During slavery, slaves were forbidden to read or write. This is a fact that is currently ignored by the general public. The populace today ignores that fact because of sheer ignorance and unwillingness to bridge the social gap between people of different cultures. This has caused so much of the gap between middle-class whites and poor blacks. Yet we ignore it. White people grow up speaking and hearing proper English, in the home, straight from birth, yet black people are born into homes where Ebonics is spoken. Once the child goes to school, if he’s white, he’ll pick up a book and read it easily; if he’s black, he’ll be confused. All throughout his schooling, the white student earns higher grades, aces standardized tests, gets admitted into top colleges, and earns much more in his lifetime. The black student, not knowing how to read at the appropriate level, falls behind and never catches up to his level, let alone the white student’s level.

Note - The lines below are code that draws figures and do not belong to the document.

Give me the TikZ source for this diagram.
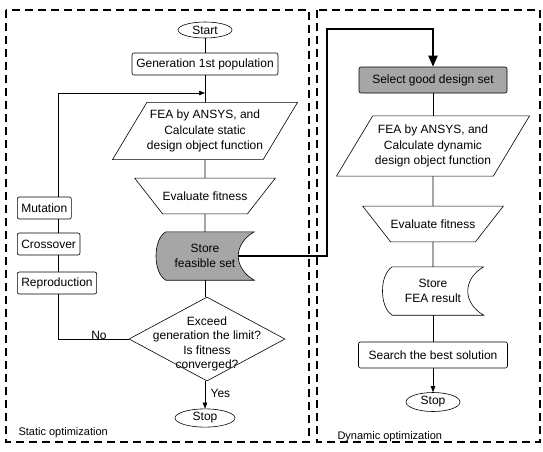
\documentclass[tikz,border=0pt]{standalone}
\usepackage{fontspec}
\setmainfont{Liberation Sans}
\usetikzlibrary{shapes.geometric,arrows.meta,positioning,backgrounds}

% data store outline: round bulge on the left, hollow on the right
\newcommand{\drawstore}[2]{%
  \begin{scope}[on background layer]
    \draw[line width=0.6pt, #2] ([xshift=10pt]#1.north west) -- (#1.north east)
      to[out=210, in=150, looseness=1.3] (#1.south east)
      -- ([xshift=10pt]#1.south west)
      to[out=150, in=210, looseness=0.8] ([xshift=10pt]#1.north west) -- cycle;
  \end{scope}
}

\begin{document}
\begin{tikzpicture}[x=1pt, y=1pt,
    every node/.style={font=\fontsize{12}{15.5}\selectfont},
    terminal/.style={ellipse, draw, line width=0.6pt, minimum width=54pt, minimum height=16pt, inner sep=1pt},
    process/.style={rectangle, draw, line width=0.6pt, rounded corners=2pt, minimum height=22pt, inner xsep=4pt},
    io/.style={trapezium, draw, line width=0.6pt, trapezium left angle=59, trapezium right angle=121,
        trapezium stretches body=true, minimum width=185pt, align=center, inner xsep=0pt, inner ysep=7.5pt},
    fitbox/.style={trapezium, draw, line width=0.6pt, shape border rotate=180, trapezium left angle=52,
        trapezium right angle=52, trapezium stretches body=true, minimum width=130pt, inner xsep=0pt, inner ysep=13.5pt},
    store/.style={minimum width=98pt, minimum height=48pt, inner sep=0pt, align=center},
    decision/.style={diamond, draw, line width=0.6pt, minimum width=156pt, minimum height=84pt, inner sep=0pt},
    frame/.style={line width=1.6pt, dash pattern=on 8pt off 5pt},
    line/.style={line width=0.6pt},
    arr/.style={line width=0.6pt, -{Triangle[length=6pt, width=4.5pt]}},
    bigarr/.style={line width=2pt, -{Triangle[length=11pt, width=9pt]}},
    shaded/.style={fill=black!35}
]
    \useasboundingbox (0,0) rectangle (543,-451);

    % Frames
    \draw[frame] (6,-10) rectangle (309,-442);
    \draw[frame] (317,-10) rectangle (540,-442);
    \node[anchor=west, font=\fontsize{11}{13}\selectfont] (statlbl) at (15,-433) {Static optimization};
    \node[anchor=west, font=\fontsize{11}{13}\selectfont] (dynlbl) at (334,-437) {Dynamic optimization};

    % Static optimization
    \node[terminal] (start) at (205,-30) {Start};
    \node[process, minimum width=146pt] (gen) at (205,-64) {Generation 1st population};
    \node[io] (fea1) at (205,-131) {FEA by ANSYS, and\\Calculate static\\design object function};
    \node[fitbox] (fit1) at (205,-196) {Evaluate fitness};
    \node[store] (st1) at (205,-256) {Store\\feasible set};
    \node[decision] (dec) at (207,-339) {};
    \node[align=center, font=\fontsize{12}{14.5}\selectfont] (dectxt) at (207,-344) {Exceed\\generation the limit?\\Is fitness\\converged?};
    \node[terminal, minimum width=60pt] (stop1) at (205,-418) {Stop};

    % GA operators
    \foreach \nm/\txt/\y in {mut/Mutation/-208, cross/Crossover/-244, rep/Reproduction/-283} {
        \node[process, anchor=west] (\nm) at (17,\y) {\txt};
    }
    \coordinate (lx) at (58,0);
    \coordinate (merge) at (205,-93);

    \draw[line] (start) -- (gen);
    \draw[line] (gen) -- (fea1);
    \draw[line] (fea1) -- (fit1);
    \draw[line] (fit1) -- (st1);
    \draw[line] (st1) -- (st1 |- dec.north);
    \draw[arr] (stop1 |- dec.south) -- (stop1) node[pos=0.45, right=2pt] (yes) {Yes};
    \draw[line] (dec.west) -- (dec.west -| lx) -- (rep.south -| lx);
    \node (no) at (99,-335) {No};
    \draw[line] (rep.north -| lx) -- (cross.south -| lx);
    \draw[line] (cross.north -| lx) -- (mut.south -| lx);
    \draw[arr] (mut.north -| lx) -- (lx |- merge) -- (merge);

    % Dynamic optimization
    \node[process, shaded, minimum width=148pt, minimum height=26pt] (sel) at (433,-80) {Select good design set};
    \node[io, minimum width=193pt, inner ysep=9pt] (fea2) at (433,-146) {FEA by ANSYS, and\\Calculate dynamic\\design object function};
    \node[fitbox] (fit2) at (433,-224) {Evaluate fitness};
    \node[store, minimum width=101pt] (st2) at (433,-291) {Store\\FEA result};
    \node[process, minimum width=149pt, minimum height=26pt] (search) at (433,-355) {Search the best solution};
    \node[terminal, minimum height=19pt] (stop2) at (433,-402) {Stop};

    \draw[line] (sel) -- (fea2);
    \draw[line] (fea2) -- (fit2);
    \draw[line] (fit2) -- (st2);
    \draw[line] (st2) -- (search);
    \draw[arr] (search) -- (stop2);

    % Feasible set handed over
    \coordinate (up) at (327,-29);
    \draw[bigarr] ([xshift=-16pt]st1.east) -- (st1.east -| up) -- (up) -- (up -| sel) -- (sel);

    \drawstore{st1}{shaded}
    \drawstore{st2}{fill=white}
\end{tikzpicture}
\end{document}
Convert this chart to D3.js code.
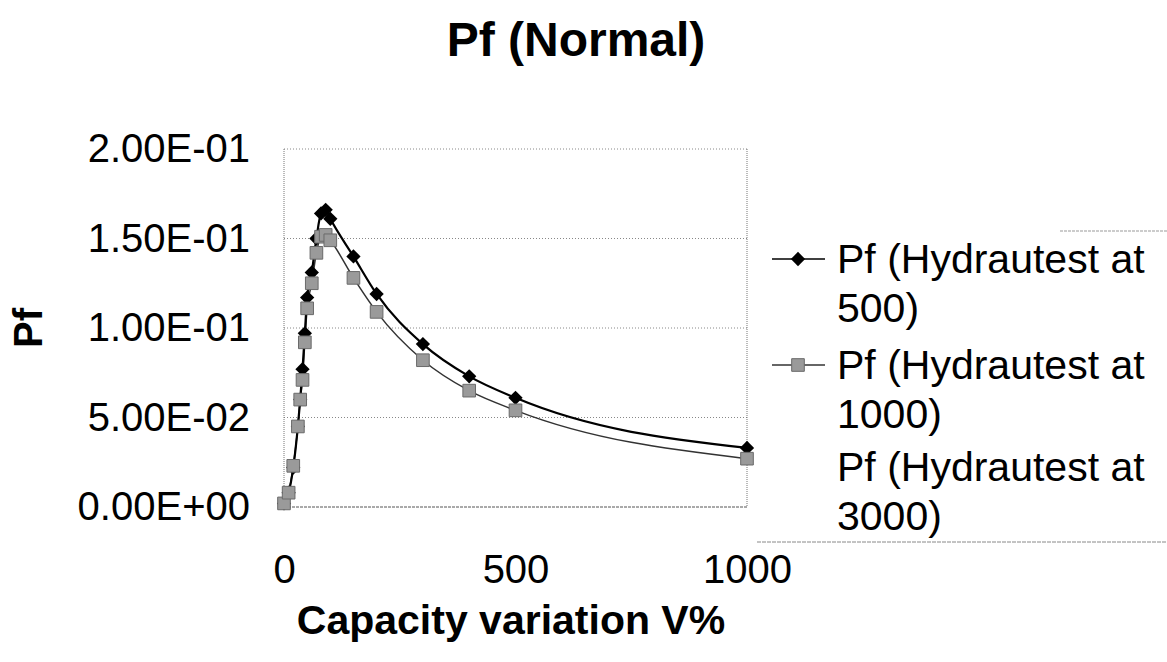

The prohibition of literature may have been imposed centuries ago, during slavery, but the mindset caused by it has been passed down, generationally, since. It’s evident through the speech patterns of typical African-Americans, particularly those in the southern states, a region hit hardest by slavery. The sad reality of the matter is that people might continue to ignore this forever. They might continue rehashing the idea that slavery happened a long time ago and thus nothing might be done to bring awareness to the issue. What people need to consider is that if a group of people is illiterate and cannot compete in our highly literacy-dependent world, how can they achieve unity and self-pride when they are always fighting fiercely against each other for scarce resources, physically killing each other, or ostracizing themselves from others within the group?

They say slavery ended one-hundred fifty years ago, but they could not be more wrong. Slavery was happening last year, last month, last week, yesterday; it is happening today. The only way it could end is if the people responsible for teaching history address this blatant fact. Because the community was hurt so much by slavery, it is up to the few wakeful ones to address their slumbering brothers and sisters. While the country may be led by a black president, the black community still suffers at the micro level. As a matter of fact, the election of President Obama might have been a snooze button for those who were at the brink of waking.

Proceeding in time, African-Americans are responsible for learning about the implications of slavery. They are responsible for reversing the effects of it. People within other groups are responsible for learning the aftershocks of slavery, as well, so that they could better understand the cause of such a wide social gap between the races. In turn, the union would be a more perfect union, with people from different groups embracing each other.